Interactively Learning Preference Constraints in Linear Bandits

TL;DR

This paper introduces ACOL, an algorithm for efficiently learning human preference constraints in decision-making tasks modeled as constrained linear bandits, with theoretical guarantees and practical benefits.

Contribution

The paper formalizes constrained linear bandits, proposes the ACOL algorithm with optimal sample complexity, and demonstrates its effectiveness in synthetic and real driving preference scenarios.

Findings

ACOL matches the lower bound on sample complexity in worst-case scenarios.

ACOL outperforms baseline methods in synthetic experiments.

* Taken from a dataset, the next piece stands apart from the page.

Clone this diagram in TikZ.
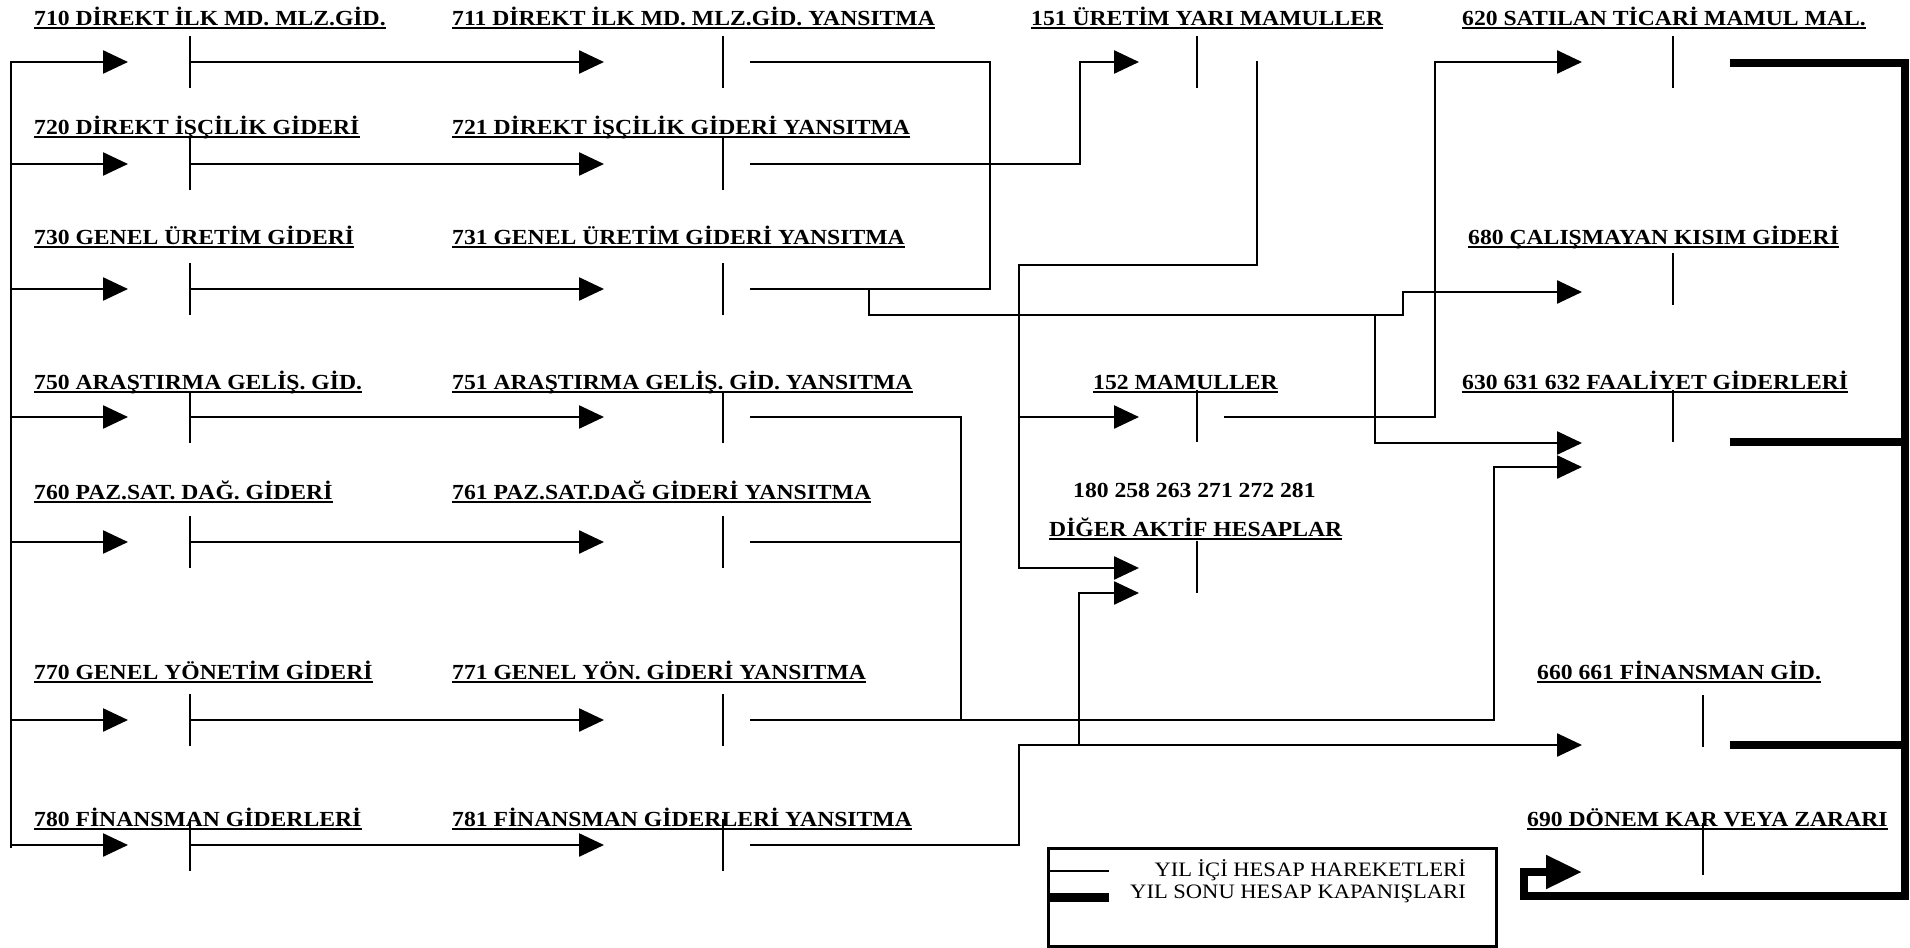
\documentclass[tikz,border=0pt]{standalone}
\usepackage{fontspec}
\setmainfont{Liberation Serif}[FakeStretch=1.1]
\usetikzlibrary{arrows.meta, calc}

\begin{document}
\begin{tikzpicture}[
  x=1pt, y=-1pt,
  font=\fontsize{20.5}{24}\selectfont,
  hesap/.style={anchor=south west, font=\fontsize{21.5}{25}\selectfont\bfseries,
                inner xsep=0pt, inner ysep=2pt, text depth=0pt,
                append after command={(\tikzlastnode.south west) edge[draw, line width=2.2pt] (\tikzlastnode.south east)}},
  tcizgi/.style={line width=2.5pt},
  yil/.style={line width=2.5pt},
  akis/.style={yil, -{Triangle[length=25pt, width=23pt]}},
  kapanis/.style={line width=8pt},
  kakis/.style={kapanis, -{Triangle[length=36pt, width=32pt]}},
  aciklama/.style={anchor=base east, inner sep=0pt},
]
\useasboundingbox (0,0) rectangle (1910,947);

% 7/A maliyet hesaplari ve yansitma hesaplari
\coordinate (govde) at (11,62);
\draw[yil, line cap=rect] (govde) -- (11,847);
\foreach \na/\ta/\nb/\tb/\y/\u in {
    710/DİREKT İLK MD. MLZ.GİD./711/DİREKT İLK MD. MLZ.GİD. YANSITMA/62/28,
    720/DİREKT İŞÇİLİK GİDERİ/721/DİREKT İŞÇİLİK GİDERİ YANSITMA/164/137,
    730/GENEL ÜRETİM GİDERİ/731/GENEL ÜRETİM GİDERİ YANSITMA/289/247,
    750/ARAŞTIRMA GELİŞ. GİD./751/ARAŞTIRMA GELİŞ. GİD. YANSITMA/417/392,
    760/PAZ.SAT. DAĞ. GİDERİ/761/PAZ.SAT.DAĞ GİDERİ YANSITMA/542/502,
    770/GENEL YÖNETİM GİDERİ/771/GENEL YÖN. GİDERİ YANSITMA/720/682,
    780/FİNANSMAN GİDERLERİ/781/FİNANSMAN GİDERLERİ YANSITMA/845/829}{
  \node[hesap] (l\na) at (34,\u) {\na\ \ta};
  \node[hesap] (l\nb) at (452,\u) {\nb\ \tb};
  \coordinate (h\na) at (190,\y);
  \coordinate (h\nb) at (723,\y);
  \coordinate (c\nb) at (750,\y);
  \draw[tcizgi] ($(h\na)+(0,-26)$) -- ($(h\na)+(0,26)$);
  \draw[tcizgi] ($(h\nb)+(0,-26)$) -- ($(h\nb)+(0,26)$);
  \draw[akis] (govde |- h\na) -- ($(h\na)+(-62,0)$);
  \draw[akis] (h\na) -- ($(h\nb)+(-119,0)$);
}

% stok, aktif ve gelir tablosu hesaplari
\node[hesap] (l151) at (1031,28) {151 ÜRETİM YARI MAMULLER};
\node[hesap] (l152) at (1093,392) {152 MAMULLER};
\node[anchor=base west, inner sep=0pt, font=\fontsize{21.5}{25}\selectfont\bfseries] (l180) at (1073,497) {180 258 263 271 272 281};
\node[hesap] (ldiger) at (1049,539) {DİĞER AKTİF HESAPLAR};
\node[hesap] (l620) at (1462,28) {620 SATILAN TİCARİ MAMUL MAL.};
\node[hesap] (l680) at (1468,247) {680 ÇALIŞMAYAN KISIM GİDERİ};
\node[hesap] (l630) at (1462,392) {630 631 632 FAALİYET GİDERLERİ};
\node[hesap] (l660) at (1537,682) {660 661 FİNANSMAN GİD.};
\node[hesap] (l690) at (1527,829) {690 DÖNEM KAR VEYA ZARARI};

\foreach \n/\x/\y in {151/1197/62, 152/1197/416, diger/1197/567, 620/1673/62,
                      680/1673/279, 630/1673/416, 660/1703/721, 690/1703/849}{
  \coordinate (h\n) at (\x,\y);
  \draw[tcizgi] ($(h\n)+(0,-26)$) -- ($(h\n)+(0,26)$);
}

% giris ve cikis noktalari
\coordinate (g151) at (1139,62);
\coordinate (c151) at (1257,61);
\coordinate (g152) at (1139,417);
\coordinate (c152) at (1224,417);
\coordinate (gdiger1) at (1139,568);
\coordinate (gdiger2) at (1139,593);
\coordinate (g620) at (1582,62);
\coordinate (g680) at (1582,292);
\coordinate (g630a) at (1582,443);
\coordinate (g630b) at (1582,467);
\coordinate (g660) at (1582,745);
\coordinate (g690) at (1582,872);
\coordinate (c620) at (1730,63);
\coordinate (c630) at (1730,442);
\coordinate (c660) at (1730,745);

% kirilma noktalari
\coordinate (k1) at (990,289);
\coordinate (k2) at (869,315);
\coordinate (k3) at (1403,315);
\coordinate (k4) at (1375,315);
\coordinate (k5) at (1080,62);
\coordinate (k6) at (1019,265);
\coordinate (k7) at (1435,62);
\coordinate (k8) at (961,719);
\coordinate (k9) at (1494,467);
\coordinate (k10) at (1019,745);
\coordinate (k11) at (1079,745);
\coordinate (k12) at (1905,896);
\coordinate (k13) at (1524,872);

% yil ici hesap hareketleri
\draw[yil] (c711) -| (k1) -- (c731);
\draw[akis] (c731 -| k2) -- (k2) -- (k3) |- (g680);
\draw[akis] (k4) |- (g630a);
\draw[akis] (c721) -| (k5) -- (g151);
\draw[akis] (c151) |- (k6) |- (gdiger1);
\draw[akis] (k6 |- g152) -- (g152);
\draw[akis] (c152) -| (k7) -- (g620);
\draw[yil] (c751) -| (k8);
\draw[yil] (c761) -- (c761 -| k8);
\draw[akis] (c771) -| (k9) -- (g630b);
\draw[akis] (c781) -| (k10) -- (g660);
\draw[akis] (k11) |- (gdiger2);

% yil sonu kapanislari
\draw[kakis] (c620) -| (k12) -| (k13) -- (g690);
\draw[kapanis] (c630) -- (c630 -| k12);
\draw[kapanis] (c660) -- (c660 -| k12);

% aciklama kutusu
\node[draw, line width=2.5pt, anchor=north west, minimum width=448pt, minimum height=98pt, inner sep=0pt] (lejant) at (1047,847) {};
\coordinate (lj1) at (1047,871);
\coordinate (lj2) at (1047,897);
\draw[yil] (lj1) -- ++(62,0);
\draw[line width=9pt] (lj2) -- ++(62,0);
\node[aciklama] (t1) at (1466,876) {YIL İÇİ HESAP HAREKETLERİ};
\node[aciklama] (t2) at (1466,898) {YIL SONU HESAP KAPANIŞLARI};
\end{tikzpicture}
\end{document}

Learning constraints is more robust than directly encoding preferences in rewards.

Abstract

We study sequential decision-making with known rewards and unknown constraints, motivated by situations where the constraints represent expensive-to-evaluate human preferences, such as safe and comfortable driving behavior. We formalize the challenge of interactively learning about these constraints as a novel linear bandit problem which we call constrained linear best-arm identification. To solve this problem, we propose the Adaptive Constraint Learning (ACOL) algorithm. We provide an instance-dependent lower bound for constrained linear best-arm identification and show that ACOL's sample complexity matches the lower bound in the worst-case. In the average case, ACOL's sample complexity bound is still significantly tighter than bounds of simpler approaches. In synthetic experiments, ACOL performs on par with an oracle solution and outperforms a range of baselines. As an application, we consider learning constraints to represent human preferences in a driving simulation. ACOL is significantly more sample efficient than alternatives for this application. Further, we find that learning preferences as constraints is more robust to changes in the driving scenario than encoding the preferences directly in the reward function.